YIL SONU CARİ AÇIK BEKLENTİSİ 30 MİLYAR DOLAR
Cari açığın eylülde de beklenin üstünde çıkmasıyla ilgili olarak Şener, 2005 yılında cari açığın 23 milyar dolar civarında gerçekleştiğini hatırlatarak, 2006 sonu gerçekleşme tahmininin 30 milyar dolar civarında olduğuna işaret etti. Şener, “Şu anda geldiğimiz nokta itibariyle yıl sonu gerçekleşme beklentilerinde herhangi bir değişiklik yoktur” dedi.
YENİ VERGİ YOK
Cari açığa karşılık yeni vergilerin gündemde olup olmadığı sorusuna Şener, “Hayır. Çünkü bir kere cari açığın finansmanı dediğimiz olay sermaye girişidir, yabancı sermaye girişidir. Cari açıktan çok daha fazla Türkiye’ye yabancı sermaye girişi var” diye konuştu. Şener, 8 aylık sermaye girişi miktarının 36 milyar dolar olduğunu belirterek, üstelik bunun yüzde 88’inin de ya doğrudan yatırım şeklinde ya da uzun vadeli sermaye girişi şeklinde olduğunu kaydetti.

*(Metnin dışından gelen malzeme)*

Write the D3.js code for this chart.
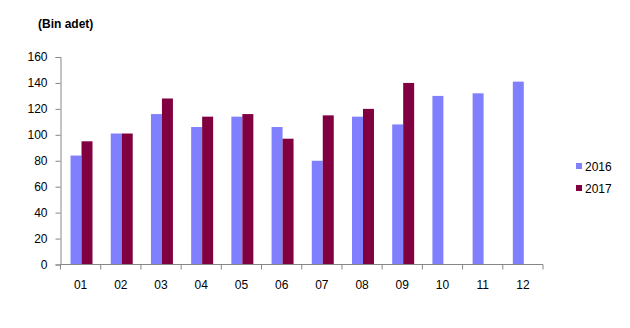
<!DOCTYPE html>
<html>
<head>
<meta charset="utf-8">
<script src="https://cdn.jsdelivr.net/npm/d3@7"></script>
<style>
  html, body { margin: 0; padding: 0; background: #fff; }
  svg { display: block; font-family: "Liberation Sans", Arial, sans-serif; }
</style>
</head>
<body>
<svg id="chart" width="630" height="328"></svg>
<script>
// Monthly figures (thousand units)
const months = ["01","02","03","04","05","06","07","08","09","10","11","12"];
const values2016 = [84, 101, 116, 106, 114, 106, 80, 114, 108, 130, 132, 141];
const values2017 = [95, 101, 128, 114, 116, 97, 115, 120, 140, null, null, null];
const seriesNames = ["2016", "2017"];
const yTicks = [0, 20, 40, 60, 80, 100, 120, 140, 160];

const colors = { "2016": "#8080ff", "2017": "#800040" };
const axisColor = "#868686";

const svg = d3.select("#chart");
const plot = { left: 60.5, right: 543, top: 57, bottom: 264.5 };

const x = d3.scaleBand().domain(months).range([plot.left, plot.right]).paddingInner(0).paddingOuter(0);
const y = d3.scaleLinear().domain([0, 160]).range([plot.bottom, plot.top]);
const xSeries = d3.scaleBand().domain(seriesNames).range([0, x.bandwidth()])
  .paddingInner(0).paddingOuter(0.83).align(0.55);

const rows = months.map((m, i) => ({ month: m, "2016": values2016[i], "2017": values2017[i] }));

// Bars
const groups = svg.append("g").selectAll("g")
  .data(rows).join("g")
  .attr("transform", d => `translate(${x(d.month)},0)`);

groups.selectAll("rect")
  .data(d => seriesNames.filter(s => d[s] != null).map(s => ({ key: s, value: d[s] })))
  .join("rect")
  .attr("x", d => xSeries(d.key))
  .attr("width", xSeries.bandwidth())
  .attr("y", d => y(d.value))
  .attr("height", d => y(0) - y(d.value))
  .attr("fill", d => colors[d.key]);

// Y axis
const yAxis = svg.append("g")
  .attr("transform", `translate(${plot.left},0)`)
  .call(d3.axisLeft(y).tickValues(yTicks).tickSize(5).tickPadding(8).tickFormat(d3.format("d")));
yAxis.select(".domain").attr("stroke", axisColor);
yAxis.selectAll(".tick line").attr("stroke", axisColor);
yAxis.selectAll("text").attr("font-size", 12).attr("fill", "#000");

// X axis: ticks at category boundaries, labels centred in each band
const xAxis = svg.append("g").attr("transform", `translate(0,${plot.bottom})`);
xAxis.append("line")
  .attr("x1", plot.left).attr("x2", plot.right)
  .attr("stroke", axisColor);
const boundaries = months.map(m => x(m)).concat([x(months[months.length - 1]) + x.bandwidth()]);
xAxis.selectAll("line.tick").data(boundaries).join("line")
  .attr("class", "tick")
  .attr("x1", d => d).attr("x2", d => d)
  .attr("y1", 0).attr("y2", 5)
  .attr("stroke", axisColor);
xAxis.selectAll("text").data(months).join("text")
  .attr("x", d => x(d) + x.bandwidth() / 2)
  .attr("y", 24)
  .attr("text-anchor", "middle")
  .attr("font-size", 12)
  .attr("fill", "#000")
  .text(d => d);

// Unit label
svg.append("text")
  .attr("x", 38).attr("y", 28)
  .attr("font-size", 12).attr("font-weight", "bold")
  .attr("fill", "#000")
  .text("(Bin adet)");

// Legend
const legend = svg.append("g").attr("transform", "translate(576,166)");
seriesNames.forEach((s, i) => {
  const g = legend.append("g").attr("transform", `translate(0,${i * 22})`);
  g.append("rect").attr("x", 0).attr("y", -3).attr("width", 6).attr("height", 6).attr("fill", colors[s]);
  g.append("text").attr("x", 9).attr("y", 4.5).attr("font-size", 12).attr("fill", "#000").text(s);
});
</script>
</body>
</html>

Şener, “Yani bir taraftan finansman kalemine, tablosuna baktığımız zaman cari açığın üzerinde bir sermaye girişi olduğunu görüyoruz. Diğer taraftan da bu girişin kalitesinde de artış olduğunu görüyoruz. Bir taraftan doğrudan yabancı yatırımlar artıyor, diğer taraftan uzun vadeli sermaye girişi oluyor. Nitekim, 2006 yılı sonu itibariyle doğrudan yabancı yatırım beklentisi 17 ile 20 milyar dolar arasındadır” dedi.